----- The records -----

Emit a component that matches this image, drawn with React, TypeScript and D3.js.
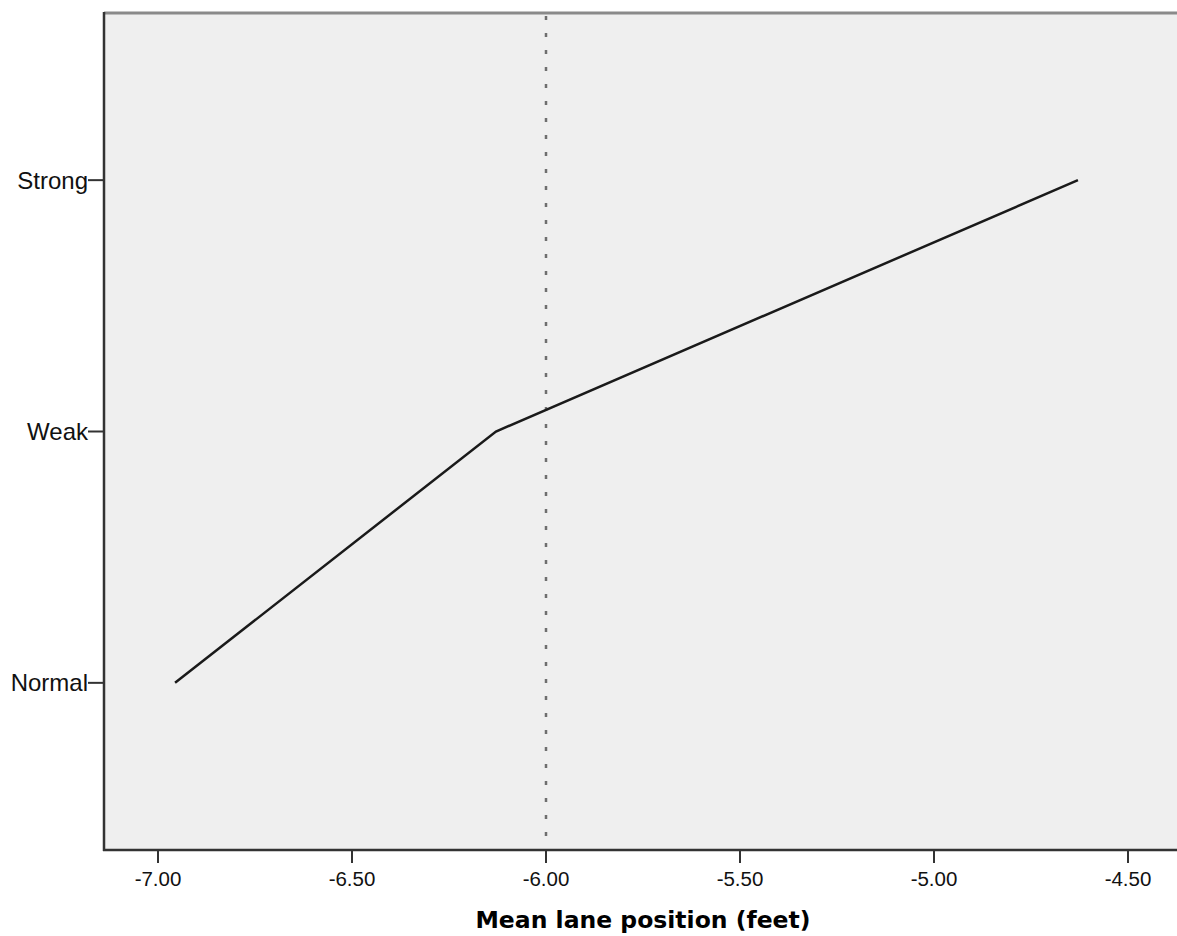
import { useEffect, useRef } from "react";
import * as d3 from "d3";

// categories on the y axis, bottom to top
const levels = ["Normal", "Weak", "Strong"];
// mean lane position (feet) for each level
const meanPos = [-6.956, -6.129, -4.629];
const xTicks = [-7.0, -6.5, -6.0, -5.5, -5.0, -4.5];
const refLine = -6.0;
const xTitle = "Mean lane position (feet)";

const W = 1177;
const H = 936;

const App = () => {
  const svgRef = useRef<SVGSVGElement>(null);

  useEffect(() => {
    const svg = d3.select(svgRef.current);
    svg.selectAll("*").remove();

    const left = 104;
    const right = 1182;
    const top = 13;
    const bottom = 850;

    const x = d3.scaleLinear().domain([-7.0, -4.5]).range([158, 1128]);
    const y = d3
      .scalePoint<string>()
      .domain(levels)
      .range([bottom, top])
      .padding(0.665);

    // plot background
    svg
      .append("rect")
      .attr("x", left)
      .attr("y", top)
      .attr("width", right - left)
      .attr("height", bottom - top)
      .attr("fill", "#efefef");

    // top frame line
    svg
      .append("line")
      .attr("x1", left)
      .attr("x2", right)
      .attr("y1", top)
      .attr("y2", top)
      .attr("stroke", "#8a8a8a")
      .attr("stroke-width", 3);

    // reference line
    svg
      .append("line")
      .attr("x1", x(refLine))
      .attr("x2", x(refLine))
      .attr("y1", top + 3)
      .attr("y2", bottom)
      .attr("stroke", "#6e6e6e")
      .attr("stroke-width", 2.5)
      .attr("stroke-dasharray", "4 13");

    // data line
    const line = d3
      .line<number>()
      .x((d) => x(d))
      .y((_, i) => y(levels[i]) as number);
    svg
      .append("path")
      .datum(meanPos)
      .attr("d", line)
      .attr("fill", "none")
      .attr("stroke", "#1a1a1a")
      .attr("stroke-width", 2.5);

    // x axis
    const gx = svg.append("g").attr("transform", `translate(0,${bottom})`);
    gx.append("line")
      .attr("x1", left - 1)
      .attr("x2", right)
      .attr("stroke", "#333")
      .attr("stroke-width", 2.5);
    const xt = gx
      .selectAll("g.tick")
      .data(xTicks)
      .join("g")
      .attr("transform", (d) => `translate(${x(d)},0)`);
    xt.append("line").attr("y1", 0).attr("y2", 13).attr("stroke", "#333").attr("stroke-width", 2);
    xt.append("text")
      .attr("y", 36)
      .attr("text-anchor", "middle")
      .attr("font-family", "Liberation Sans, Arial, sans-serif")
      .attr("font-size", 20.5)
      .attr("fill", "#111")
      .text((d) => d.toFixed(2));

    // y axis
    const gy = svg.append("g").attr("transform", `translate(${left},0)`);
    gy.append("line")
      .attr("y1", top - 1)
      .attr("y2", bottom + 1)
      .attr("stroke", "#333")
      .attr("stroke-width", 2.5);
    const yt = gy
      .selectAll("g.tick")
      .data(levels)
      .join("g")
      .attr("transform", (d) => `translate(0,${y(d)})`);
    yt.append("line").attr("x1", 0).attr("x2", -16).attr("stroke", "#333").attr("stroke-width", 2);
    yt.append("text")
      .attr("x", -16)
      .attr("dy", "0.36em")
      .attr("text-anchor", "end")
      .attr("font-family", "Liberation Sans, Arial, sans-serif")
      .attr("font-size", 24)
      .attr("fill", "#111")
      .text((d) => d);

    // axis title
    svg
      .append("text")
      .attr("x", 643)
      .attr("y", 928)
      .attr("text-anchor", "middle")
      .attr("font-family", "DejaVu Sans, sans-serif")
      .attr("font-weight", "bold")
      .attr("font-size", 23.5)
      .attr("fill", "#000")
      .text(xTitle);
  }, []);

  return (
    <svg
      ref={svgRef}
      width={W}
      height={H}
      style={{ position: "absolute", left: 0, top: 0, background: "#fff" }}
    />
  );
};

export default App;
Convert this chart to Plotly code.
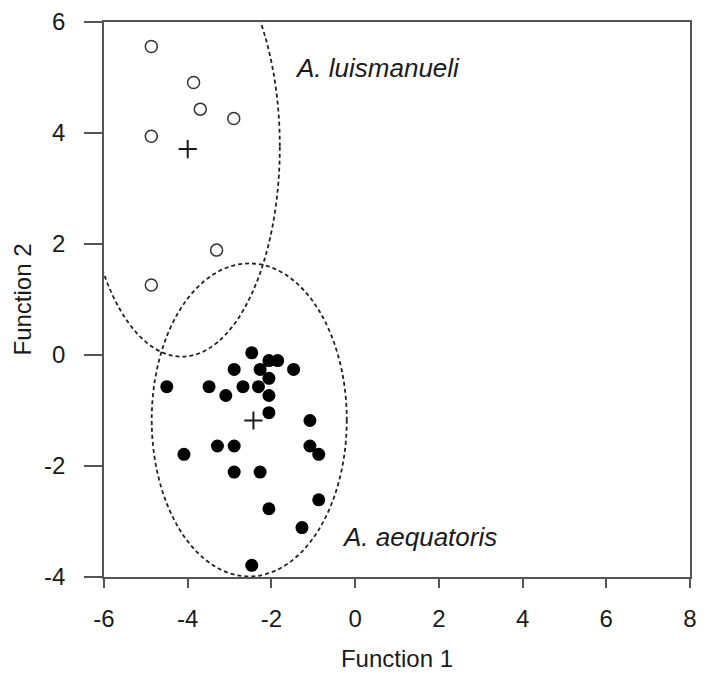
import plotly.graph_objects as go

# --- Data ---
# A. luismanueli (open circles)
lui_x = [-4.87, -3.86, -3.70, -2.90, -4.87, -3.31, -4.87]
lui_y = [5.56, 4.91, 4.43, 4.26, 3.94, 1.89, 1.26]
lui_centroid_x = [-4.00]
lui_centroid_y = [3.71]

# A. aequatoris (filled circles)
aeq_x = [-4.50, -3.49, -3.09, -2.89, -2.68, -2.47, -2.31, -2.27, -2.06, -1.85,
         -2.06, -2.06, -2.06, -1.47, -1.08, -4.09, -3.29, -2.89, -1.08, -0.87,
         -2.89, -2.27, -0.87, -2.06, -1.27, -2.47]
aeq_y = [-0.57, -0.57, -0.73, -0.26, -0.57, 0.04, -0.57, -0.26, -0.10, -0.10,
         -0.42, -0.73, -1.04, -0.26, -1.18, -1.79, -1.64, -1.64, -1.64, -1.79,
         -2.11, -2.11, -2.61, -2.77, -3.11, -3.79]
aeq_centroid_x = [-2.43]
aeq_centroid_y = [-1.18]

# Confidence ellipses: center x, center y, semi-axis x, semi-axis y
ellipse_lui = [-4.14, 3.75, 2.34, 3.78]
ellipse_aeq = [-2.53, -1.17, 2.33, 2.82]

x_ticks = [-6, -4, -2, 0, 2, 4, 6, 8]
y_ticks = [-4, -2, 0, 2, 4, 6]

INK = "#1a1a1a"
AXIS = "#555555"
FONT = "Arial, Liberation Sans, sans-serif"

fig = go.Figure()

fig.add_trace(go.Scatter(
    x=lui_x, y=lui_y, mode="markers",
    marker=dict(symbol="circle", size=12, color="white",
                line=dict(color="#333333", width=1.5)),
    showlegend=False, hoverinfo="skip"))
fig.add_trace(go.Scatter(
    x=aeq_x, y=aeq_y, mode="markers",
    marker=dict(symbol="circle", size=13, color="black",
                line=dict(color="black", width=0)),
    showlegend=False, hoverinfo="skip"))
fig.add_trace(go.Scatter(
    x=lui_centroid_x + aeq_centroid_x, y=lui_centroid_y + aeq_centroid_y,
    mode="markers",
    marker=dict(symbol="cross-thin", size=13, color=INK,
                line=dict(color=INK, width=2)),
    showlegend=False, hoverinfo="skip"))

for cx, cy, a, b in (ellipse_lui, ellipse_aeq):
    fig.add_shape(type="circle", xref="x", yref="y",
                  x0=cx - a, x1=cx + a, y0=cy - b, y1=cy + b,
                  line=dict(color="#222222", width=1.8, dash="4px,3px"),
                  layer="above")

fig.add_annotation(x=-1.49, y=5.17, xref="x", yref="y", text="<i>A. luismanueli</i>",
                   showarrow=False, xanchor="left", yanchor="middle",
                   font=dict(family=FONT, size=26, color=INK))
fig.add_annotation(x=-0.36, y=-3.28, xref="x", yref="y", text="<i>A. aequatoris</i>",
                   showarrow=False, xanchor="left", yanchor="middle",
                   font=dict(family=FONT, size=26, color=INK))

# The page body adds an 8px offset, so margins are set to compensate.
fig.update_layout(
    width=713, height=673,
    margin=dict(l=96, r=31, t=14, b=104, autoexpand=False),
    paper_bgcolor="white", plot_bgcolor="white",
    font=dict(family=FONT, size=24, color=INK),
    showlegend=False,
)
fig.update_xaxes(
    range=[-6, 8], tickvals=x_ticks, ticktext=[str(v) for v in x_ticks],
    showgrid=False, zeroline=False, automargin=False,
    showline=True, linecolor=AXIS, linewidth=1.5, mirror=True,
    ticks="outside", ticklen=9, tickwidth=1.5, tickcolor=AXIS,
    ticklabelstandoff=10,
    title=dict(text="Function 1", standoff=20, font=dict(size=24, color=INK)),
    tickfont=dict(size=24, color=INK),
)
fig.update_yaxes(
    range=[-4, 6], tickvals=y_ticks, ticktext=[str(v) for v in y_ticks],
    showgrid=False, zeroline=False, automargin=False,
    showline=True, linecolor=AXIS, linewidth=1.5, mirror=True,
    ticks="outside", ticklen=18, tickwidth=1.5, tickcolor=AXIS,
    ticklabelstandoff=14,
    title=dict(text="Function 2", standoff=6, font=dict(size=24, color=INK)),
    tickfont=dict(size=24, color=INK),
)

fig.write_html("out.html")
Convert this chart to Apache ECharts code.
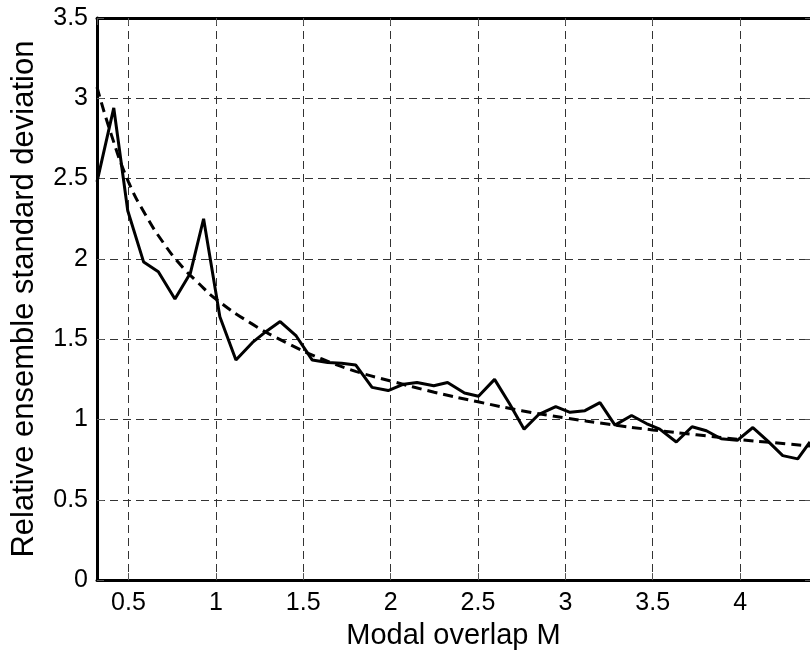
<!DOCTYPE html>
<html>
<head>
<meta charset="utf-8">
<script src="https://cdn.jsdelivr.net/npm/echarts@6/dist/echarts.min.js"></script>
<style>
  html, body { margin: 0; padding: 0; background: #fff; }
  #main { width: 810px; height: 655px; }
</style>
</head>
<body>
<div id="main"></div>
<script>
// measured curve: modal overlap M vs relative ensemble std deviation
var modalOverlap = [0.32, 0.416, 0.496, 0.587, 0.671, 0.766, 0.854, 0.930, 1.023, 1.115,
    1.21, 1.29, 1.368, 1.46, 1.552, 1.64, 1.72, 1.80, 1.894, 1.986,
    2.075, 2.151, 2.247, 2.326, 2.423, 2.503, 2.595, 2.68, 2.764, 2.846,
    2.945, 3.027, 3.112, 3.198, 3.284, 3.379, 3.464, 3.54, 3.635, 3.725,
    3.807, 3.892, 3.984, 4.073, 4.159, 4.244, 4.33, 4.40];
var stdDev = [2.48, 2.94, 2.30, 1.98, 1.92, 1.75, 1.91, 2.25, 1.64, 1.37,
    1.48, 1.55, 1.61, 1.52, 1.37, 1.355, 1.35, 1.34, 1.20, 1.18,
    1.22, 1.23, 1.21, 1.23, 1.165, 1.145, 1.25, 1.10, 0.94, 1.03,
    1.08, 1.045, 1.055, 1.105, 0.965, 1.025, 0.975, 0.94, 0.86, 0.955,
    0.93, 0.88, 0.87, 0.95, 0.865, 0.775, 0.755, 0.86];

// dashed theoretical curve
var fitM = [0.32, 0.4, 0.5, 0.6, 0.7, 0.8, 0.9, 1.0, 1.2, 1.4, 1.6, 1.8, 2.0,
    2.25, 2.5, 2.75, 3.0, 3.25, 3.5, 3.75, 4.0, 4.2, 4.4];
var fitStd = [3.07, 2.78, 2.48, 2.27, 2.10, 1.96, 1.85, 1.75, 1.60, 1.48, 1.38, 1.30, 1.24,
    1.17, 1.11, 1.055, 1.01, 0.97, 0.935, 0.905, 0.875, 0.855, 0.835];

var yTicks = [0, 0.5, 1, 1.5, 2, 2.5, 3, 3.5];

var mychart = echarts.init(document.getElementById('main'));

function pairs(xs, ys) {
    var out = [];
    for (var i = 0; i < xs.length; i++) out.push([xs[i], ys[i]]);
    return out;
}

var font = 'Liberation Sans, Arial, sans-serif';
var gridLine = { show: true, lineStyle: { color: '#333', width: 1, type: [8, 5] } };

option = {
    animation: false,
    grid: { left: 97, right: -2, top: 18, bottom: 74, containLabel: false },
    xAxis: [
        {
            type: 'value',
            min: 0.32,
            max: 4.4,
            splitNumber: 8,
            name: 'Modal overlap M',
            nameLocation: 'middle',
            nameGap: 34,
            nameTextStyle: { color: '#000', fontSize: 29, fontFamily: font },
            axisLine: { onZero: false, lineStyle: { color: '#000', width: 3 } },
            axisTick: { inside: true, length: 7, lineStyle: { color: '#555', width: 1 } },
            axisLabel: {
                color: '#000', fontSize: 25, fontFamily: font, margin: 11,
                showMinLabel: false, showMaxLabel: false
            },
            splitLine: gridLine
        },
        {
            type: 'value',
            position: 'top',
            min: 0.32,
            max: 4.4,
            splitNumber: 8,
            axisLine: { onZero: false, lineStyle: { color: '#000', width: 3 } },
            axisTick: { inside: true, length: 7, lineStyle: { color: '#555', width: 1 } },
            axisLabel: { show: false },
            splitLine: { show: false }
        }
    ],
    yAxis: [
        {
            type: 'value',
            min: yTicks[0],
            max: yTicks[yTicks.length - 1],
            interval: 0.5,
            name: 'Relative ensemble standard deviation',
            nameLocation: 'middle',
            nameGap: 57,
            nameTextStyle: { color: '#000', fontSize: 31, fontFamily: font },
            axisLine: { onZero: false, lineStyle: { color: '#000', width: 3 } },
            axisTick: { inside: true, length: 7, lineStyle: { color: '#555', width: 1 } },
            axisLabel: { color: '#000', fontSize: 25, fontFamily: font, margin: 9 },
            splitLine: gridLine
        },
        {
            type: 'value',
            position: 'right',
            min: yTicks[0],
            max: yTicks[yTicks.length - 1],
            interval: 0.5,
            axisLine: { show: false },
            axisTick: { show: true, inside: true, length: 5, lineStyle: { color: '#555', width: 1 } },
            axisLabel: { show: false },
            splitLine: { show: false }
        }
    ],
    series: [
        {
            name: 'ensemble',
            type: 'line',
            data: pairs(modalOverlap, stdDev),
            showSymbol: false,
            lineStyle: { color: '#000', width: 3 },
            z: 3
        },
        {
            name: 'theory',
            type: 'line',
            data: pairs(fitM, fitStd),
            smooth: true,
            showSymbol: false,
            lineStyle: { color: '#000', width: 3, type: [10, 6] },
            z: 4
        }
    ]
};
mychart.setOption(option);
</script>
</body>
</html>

-----

Reproduce the data above word for word from its first line through the line that holds "import * as", both ends included; skip pictures.

Emit a component that matches this image, drawn with React, TypeScript and D3.js.
import { useEffect, useRef } from "react";
import * as d3 from "d3";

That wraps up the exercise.